MrsKCastle Sun 21-Jun-15 20:55:25

Aaargh. It seems as though I have come across as really aggressive, which has not been my intention.

Minispringrolls my experience recently has been of working in a school that is very target-focused. The aim is to be Ofsted outstanding within as short a time as possible. So to do that, they study the figures in a huge amount of depth. Support is given where it will make the most difference to the school's statistics, not necessarily where it will benefit the child. There is a lot of support available, an awful lot- in that respect we are lucky. But in that setting, a child who did badly at KS1 (maybe because of having EAL) and then takes off at KS2 may not be pushed. It's not right, it's not how it should be but when I saw that in future the progress judegements are made based on a test at age 4, that's the issue that sprang to mind.

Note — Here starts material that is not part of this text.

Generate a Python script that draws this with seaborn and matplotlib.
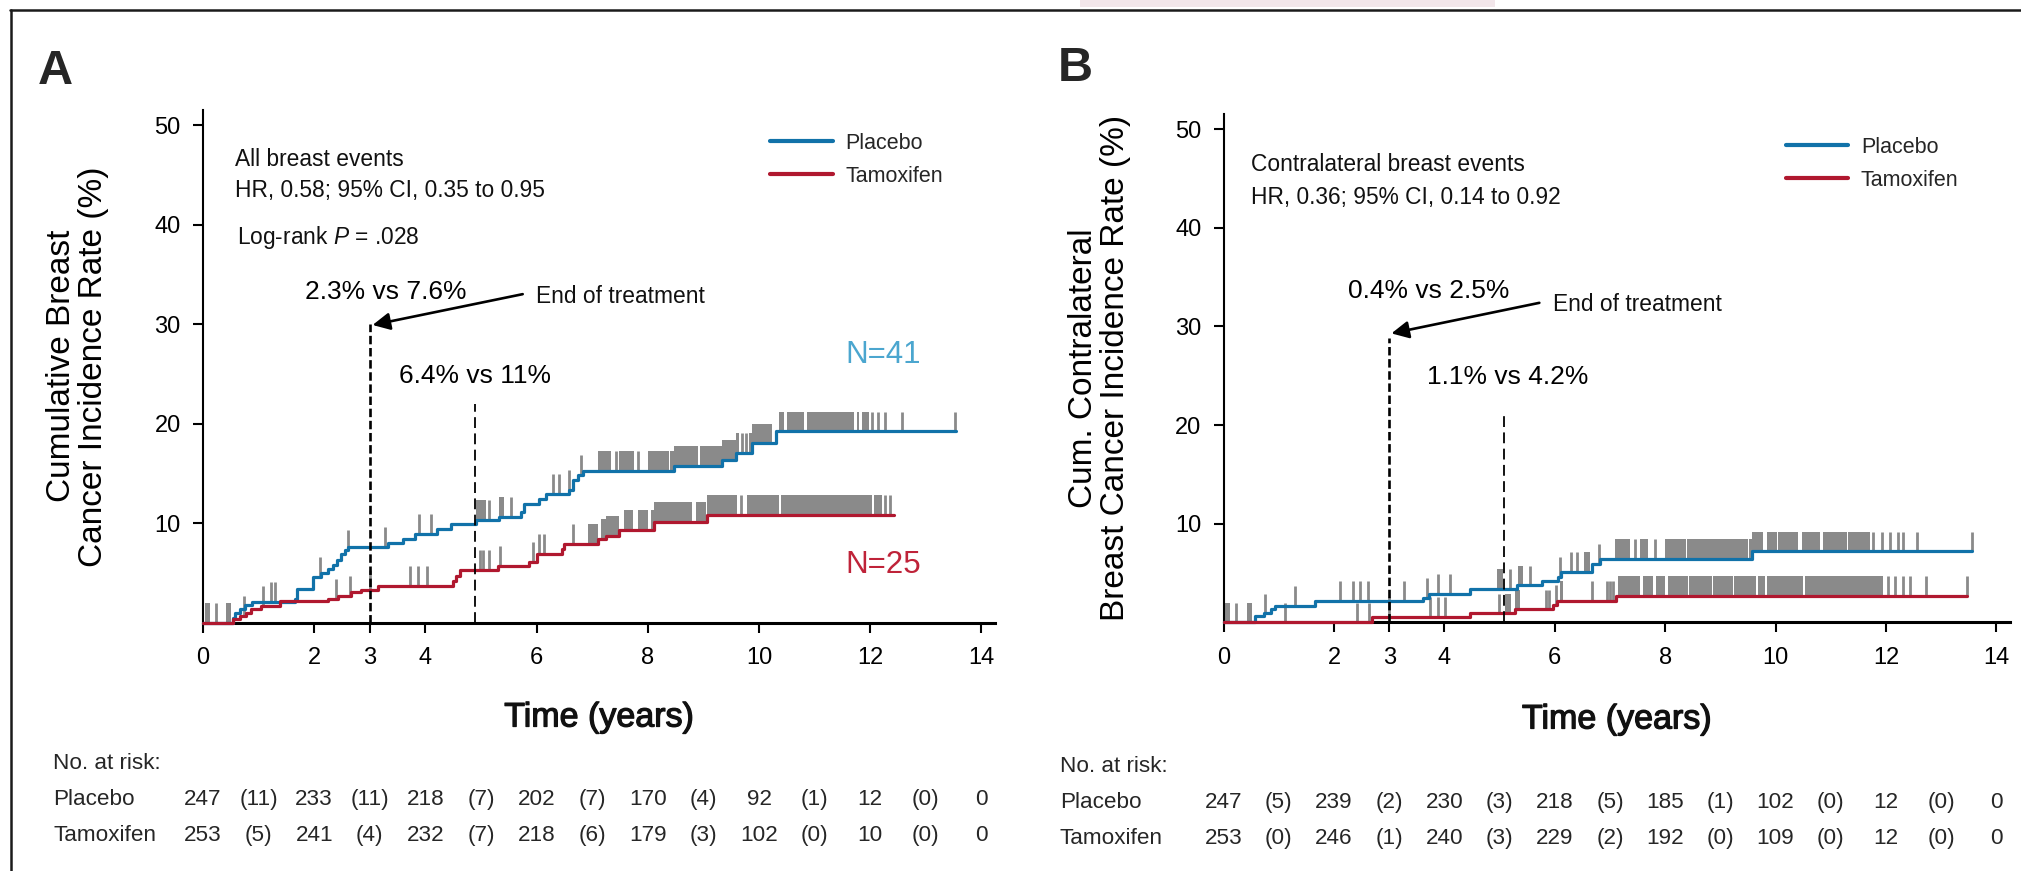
import numpy as np
import pandas as pd
import matplotlib
matplotlib.use("Agg")
import matplotlib.pyplot as plt
import matplotlib.transforms as mtransforms
import matplotlib.patheffects as pe
from matplotlib.lines import Line2D
from matplotlib.patches import Rectangle
import seaborn as sns

# ---------------- data ----------------
YEARS_TICKS = [0, 2, 3, 4, 6, 8, 10, 12, 14]

# Panel A: all breast events (step times in years, cumulative incidence % after each step)
a_placebo_t = [0.54, 0.58, 0.66, 0.75, 0.88, 1.65, 1.69, 1.98, 2.13, 2.25, 2.34, 2.41, 2.49, 2.55,
               2.61, 3.33, 3.60, 3.81, 4.20, 4.46, 4.91, 5.33, 5.72, 5.78, 6.05, 6.17, 6.59, 6.65,
               6.74, 6.83, 8.47, 9.34, 9.58, 9.88, 10.30]
a_placebo_v = [0.5, 1.0, 1.4, 1.75, 2.05, 2.4, 3.4, 4.55, 4.95, 5.4, 5.75, 6.25, 6.9, 7.25,
               7.55, 8.0, 8.4, 8.9, 9.4, 9.9, 10.3, 10.6, 11.1, 11.95, 12.45, 12.95, 13.3, 14.3,
               14.8, 15.2, 15.7, 16.3, 17.0, 18.0, 19.2]
a_placebo_end = 13.55
a_tamox_t = [0.54, 0.66, 0.78, 0.87, 1.05, 1.38, 2.25, 2.43, 2.67, 2.85, 3.15, 4.49, 4.55, 4.63,
             5.30, 5.87, 6.00, 6.45, 6.50, 7.10, 7.25, 7.49, 8.12, 9.07]
a_tamox_v = [0.37, 0.7, 1.0, 1.4, 1.7, 2.15, 2.4, 2.7, 3.05, 3.3, 3.7, 4.2, 4.7, 5.3,
             5.7, 6.1, 6.9, 7.4, 7.9, 8.4, 8.7, 9.3, 10.1, 10.8]
a_tamox_end = 12.42

# censoring marks: single ticks and dense runs (start, end)
a_placebo_cens = [0.23, 1.23, 1.30, 2.10, 2.60, 3.27, 3.88, 4.10, 5.15, 5.54, 6.29, 6.41, 6.59,
                  6.80, 7.43, 7.82, 9.70, 9.76, 12.03, 12.14, 12.27, 12.57, 13.53]
a_placebo_runs = [(0.04, 0.13), (0.42, 0.50), (4.91, 5.09), (5.33, 5.42), (7.10, 7.34),
                  (7.49, 7.76), (8.00, 8.38), (8.40, 8.90), (8.93, 9.31), (9.31, 9.49),
                  (9.49, 9.64), (9.82, 10.24), (10.36, 10.45), (10.51, 10.81), (10.87, 11.71),
                  (11.76, 11.80), (11.86, 11.98)]
a_tamox_cens = [0.73, 1.08, 2.40, 2.64, 3.00, 3.72, 3.87, 4.02, 4.98, 5.04, 5.15, 5.34, 5.93,
                6.05, 6.14, 6.65, 9.67, 12.27, 12.36]
a_tamox_runs = [(6.92, 7.10), (7.16, 7.49), (7.58, 7.73), (7.82, 8.00), (8.06, 8.80),
                (8.86, 9.04), (9.07, 9.60), (9.79, 10.36), (10.39, 12.03), (12.06, 12.22)]

# Panel B: contralateral breast events
b_placebo_t = [0.57, 0.73, 0.85, 0.93, 1.66, 3.62, 3.72, 4.46, 5.31, 5.76, 6.06, 6.12, 6.67,
               6.82, 9.57]
b_placebo_v = [0.6, 0.9, 1.3, 1.7, 2.15, 2.5, 2.9, 3.4, 3.75, 4.2, 4.6, 5.1, 5.9,
               6.4, 7.2]
b_placebo_end = 13.55
b_tamox_t = [2.68, 4.46, 5.28, 5.97, 6.04, 7.10]
b_tamox_v = [0.55, 0.9, 1.3, 1.75, 2.2, 2.65]
b_tamox_end = 13.46

b_placebo_cens = [0.23, 0.75, 1.29, 2.11, 2.34, 2.47, 2.61, 3.27, 3.68, 3.89, 4.11, 5.19, 5.55,
                  6.09, 6.29, 6.40, 6.80, 7.45, 7.82, 11.77, 11.93, 12.08, 12.22, 12.30, 12.56,
                  13.55]
b_placebo_runs = [(0.02, 0.12), (0.43, 0.51), (4.95, 5.07), (5.34, 5.43), (6.52, 6.64),
                  (7.09, 7.36), (7.54, 7.69), (7.99, 8.37), (8.40, 9.50), (9.52, 9.78),
                  (9.84, 10.02), (10.05, 10.41), (10.47, 10.80), (10.86, 11.29), (11.32, 11.71)]
b_tamox_cens = [1.11, 2.42, 2.64, 3.00, 3.74, 3.89, 4.01, 4.99, 5.84, 5.90, 6.03, 6.67, 6.94,
                7.00, 7.06, 12.04, 12.16, 12.31, 12.43, 12.73, 13.46]
b_tamox_runs = [(5.09, 5.21), (5.28, 5.37), (6.09, 6.15), (7.15, 7.54), (7.60, 7.78),
                (7.84, 7.99), (8.05, 8.41), (8.43, 8.84), (8.87, 9.23), (9.25, 9.65),
                (9.68, 9.80), (9.84, 10.50), (10.53, 11.95)]

# numbers at risk (even years) and events in each 2-year window (odd years)
a_risk_placebo = [247, 233, 218, 202, 170, 92, 12, 0]
a_events_placebo = [11, 11, 7, 7, 4, 1, 0]
a_risk_tamox = [253, 241, 232, 218, 179, 102, 10, 0]
a_events_tamox = [5, 4, 7, 6, 3, 0, 0]
b_risk_placebo = [247, 239, 230, 218, 185, 102, 12, 0]
b_events_placebo = [5, 2, 3, 5, 1, 0, 0]
b_risk_tamox = [253, 246, 240, 229, 192, 109, 12, 0]
b_events_tamox = [0, 1, 3, 2, 0, 0, 0]

ARMS = ["Placebo", "Tamoxifen"]

# ---------------- style ----------------
BLUE = "#1172a9"
RED = "#b0182f"
BLUE_TXT = "#4ba6cf"
RED_TXT = "#bf2339"
GREY = "#8a8a8a"
CENS_H = 2.0

sns.set_theme(style="ticks")
plt.rcParams["font.family"] = ["Liberation Sans", "DejaVu Sans"]
plt.rcParams["mathtext.fontset"] = "custom"
plt.rcParams["mathtext.rm"] = "Liberation Sans"
plt.rcParams["mathtext.it"] = "Liberation Sans:italic"

W, H = 2021, 871
fig = plt.figure(figsize=(W / 100, H / 100), dpi=100)
fig.patch.set_facecolor("white")


def step_eval(ts, vs, t):
    i = np.searchsorted(ts, t, side="right") - 1
    return 0.0 if i < 0 else vs[i]


def curve_frame(ts, vs, end, arm):
    x = [0.0] + list(ts) + [end]
    y = [0.0] + list(vs) + [vs[-1]]
    return pd.DataFrame({"time": x, "rate": y, "arm": arm})


def draw_censoring(ax, ts, vs, singles, runs):
    for t in singles:
        v = step_eval(ts, vs, t)
        ax.vlines(t, v, v + CENS_H, color=GREY, lw=2.0, zorder=2)
    for a, b in runs:
        inner = [t for t in ts if a < t < b]
        xs = [a] + inner + [b]
        ys = np.array([step_eval(ts, vs, x) for x in xs])
        ax.fill_between(xs, ys, ys + CENS_H, step="post", color=GREY, lw=0, zorder=2)


def style_axes(ax, ymax):
    ax.set_xlim(0, 14.25)
    ax.set_ylim(0, ymax)
    ax.set_xticks(YEARS_TICKS)
    ax.set_yticks([10, 20, 30, 40, 50])
    sns.despine(ax=ax)
    ax.spines["left"].set_linewidth(1.5)
    ax.spines["bottom"].set_linewidth(2.2)
    ax.spines["left"].set_color("black")
    ax.spines["bottom"].set_color("black")
    ax.tick_params(axis="both", direction="out", length=7, width=1.5, labelsize=17,
                   colors="black")
    ax.tick_params(axis="x", pad=10.5)
    ax.tick_params(axis="y", pad=9)
    ax.set_facecolor("white")


def panel(ax, pl, tm, ymax, ylabel, xlab_y, texts, risk, risk_x, risk_y, letter, letter_xy):
    (pt, pv, pend, pc, pr) = pl
    (tt, tv, tend, tc, tr) = tm
    df = pd.concat([curve_frame(pt, pv, pend, ARMS[0]), curve_frame(tt, tv, tend, ARMS[1])])
    draw_censoring(ax, pt, pv, pc, pr)
    draw_censoring(ax, tt, tv, tc, tr)
    sns.lineplot(data=df, x="time", y="rate", hue="arm", hue_order=ARMS,
                 palette={ARMS[0]: BLUE, ARMS[1]: RED}, estimator=None, sort=False,
                 drawstyle="steps-post", linewidth=2.3, legend=False, ax=ax,
                 zorder=3, clip_on=False)
    style_axes(ax, ymax)
    ax.set_xlabel("Time (years)", fontsize=24.5, color="#111111")
    ax.xaxis.label.set_path_effects([pe.withStroke(linewidth=0.9, foreground="#111111")])
    ax.xaxis.set_label_coords(0.5, xlab_y)
    ax.xaxis.label.set_va("center")
    ax.set_ylabel(ylabel, fontsize=24, linespacing=1.05, color="black")
    ax.yaxis.set_label_coords(-0.158, 0.5)
    ax.yaxis.label.set_va("center")

    for kind, args in texts:
        if kind == "text":
            x, y, s, size, color = args
            ax.text(x, y, s, fontsize=size, color=color, ha="left", va="center", zorder=5)
        elif kind == "arrow":
            (x0, y0), (x1, y1) = args
            ax.annotate("", xy=(x1, y1), xytext=(x0, y0),
                        arrowprops=dict(arrowstyle="-|>", lw=1.9, color="black",
                                        mutation_scale=26, shrinkA=0, shrinkB=0), zorder=5)
        elif kind == "vline":
            x, top, lw, dash = args
            ax.plot([x, x], [0, top], color="black", lw=lw, ls=(0, dash), zorder=4,
                    clip_on=False)
        elif kind == "legend":
            x, y = args
            handles = [Line2D([], [], color=BLUE, lw=3.0), Line2D([], [], color=RED, lw=3.0)]
            ax.legend(handles, ARMS, loc="center left", bbox_to_anchor=(x, y),
                      bbox_transform=ax.transData, frameon=False, handlelength=2.9,
                      handletextpad=0.6, labelspacing=0.55, borderpad=0, borderaxespad=0,
                      fontsize=15.5)

    # numbers at risk
    trans = mtransforms.blended_transform_factory(ax.transData, fig.transFigure)
    fig.text(risk_x / W, 1 - risk_y[0] / H, "No. at risk:", fontsize=16.2, ha="left",
             va="center")
    for row, (name, counts, events) in enumerate(risk):
        yy = 1 - risk_y[row + 1] / H
        fig.text(risk_x / W, yy, name, fontsize=16.2, ha="left", va="center")
        for i in range(15):
            s = str(counts[i // 2]) if i % 2 == 0 else "(%d)" % events[i // 2]
            ax.text(i, yy, s, transform=trans, fontsize=16.2, ha="center", va="center",
                    clip_on=False)
    fig.text(letter_xy[0] / W, 1 - letter_xy[1] / H, letter, fontsize=35, fontweight="bold",
             ha="left", va="top")


axA = fig.add_axes([203 / W, (H - 622.5) / H, 14.25 * 55.6 / W, 51.5 * 9.95 / H])
axB = fig.add_axes([1223.6 / W, (H - 622.3) / H, 14.25 * 55.2 / W, 51.55 * 9.86 / H])

panel(
    axA,
    (a_placebo_t, a_placebo_v, a_placebo_end, a_placebo_cens, a_placebo_runs),
    (a_tamox_t, a_tamox_v, a_tamox_end, a_tamox_cens, a_tamox_runs),
    51.5,
    "Cumulative Breast\nCancer Incidence Rate (%)",
    -(718 - 622.5) / 512.4,
    [
        ("text", (0.58, 46.5, "All breast events", 16.4, "#111111")),
        ("text", (0.58, 43.4, "HR, 0.58; 95% CI, 0.35 to 0.95", 16.4, "#111111")),
        ("text", (0.61, 38.7, "Log-rank $P$ = .028", 16.4, "#111111")),
        ("text", (1.83, 33.2, "2.3% vs 7.6%", 19, "black")),
        ("text", (5.99, 32.8, "End of treatment", 16.4, "#111111")),
        ("arrow", ((5.75, 33.0), (3.05, 29.9))),
        ("vline", (3.0, 30.0, 1.9, (3.2, 1.4))),
        ("text", (3.53, 24.8, "6.4% vs 11%", 19, "black")),
        ("vline", (4.9, 22.0, 1.3, (6.0, 3.0))),
        ("text", (11.55, 26.9, "N=41", 22.5, BLUE_TXT)),
        ("text", (11.55, 5.8, "N=25", 22.5, RED_TXT)),
        ("legend", (10.2, 46.5)),
    ],
    [("Placebo", a_risk_placebo, a_events_placebo), ("Tamoxifen", a_risk_tamox, a_events_tamox)],
    53, [763, 799.3, 835],
    "A", (38, 49),
)

panel(
    axB,
    (b_placebo_t, b_placebo_v, b_placebo_end, b_placebo_cens, b_placebo_runs),
    (b_tamox_t, b_tamox_v, b_tamox_end, b_tamox_cens, b_tamox_runs),
    51.55,
    "Cum. Contralateral\nBreast Cancer Incidence Rate (%)",
    -(720 - 622.3) / 508.3,
    [
        ("text", (0.5, 46.4, "Contralateral breast events", 16.4, "#111111")),
        ("text", (0.5, 43.1, "HR, 0.36; 95% CI, 0.14 to 0.92", 16.4, "#111111")),
        ("text", (2.25, 33.6, "0.4% vs 2.5%", 19, "black")),
        ("text", (5.96, 32.2, "End of treatment", 16.4, "#111111")),
        ("arrow", ((5.72, 32.4), (3.04, 29.3))),
        ("vline", (3.0, 28.8, 1.9, (3.2, 1.4))),
        ("text", (3.69, 24.9, "1.1% vs 4.2%", 19, "black")),
        ("vline", (5.08, 21.0, 1.3, (6.0, 3.0))),
        ("legend", (10.18, 46.5)),
    ],
    [("Placebo", b_risk_placebo, b_events_placebo), ("Tamoxifen", b_risk_tamox, b_events_tamox)],
    1060, [766.7, 802.7, 838.3],
    "B", (1058, 46),
)

# outer frame of the figure and the faint strip along the top edge
fig.add_artist(Rectangle((1080 / W, 1 - 7 / H), 415 / W, 7 / H, transform=fig.transFigure,
                         facecolor="#f2e6ea", edgecolor="none"))
fig.add_artist(Line2D([10 / W, 1], [1 - 10 / H, 1 - 10 / H], transform=fig.transFigure,
                      color="#1a1a1a", lw=1.8))
fig.add_artist(Line2D([11 / W, 11 / W], [0, 1 - 10 / H], transform=fig.transFigure,
                      color="#1a1a1a", lw=1.8))

fig.savefig("out.png", dpi=100, facecolor="white")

I do believe that most people are good and decent- all my colleagues care deeply about the children they teach. But their hands are tied by SMT, who will say 'child x must make progress- give him all your attention. Don't worry about child y, he is already exceeding expected outcomes.' SMT believe (rightly or wrongly) that their hands are tied by the government. And they are also generally good and decent people who want to do the best for the children.

poppy70 Sun 21-Jun-15 21:26:48

That is certainly one way of targeting their money. Results have shown that targeting the lower middle gets the better outcomes. Do you want the top set targeted for extra time? They should be getting enough of that anyway. Main class teaching is for the children who get things easily.

mrz Sun 21-Jun-15 21:41:53

We target the pupils who need support regardless of top middle bottom.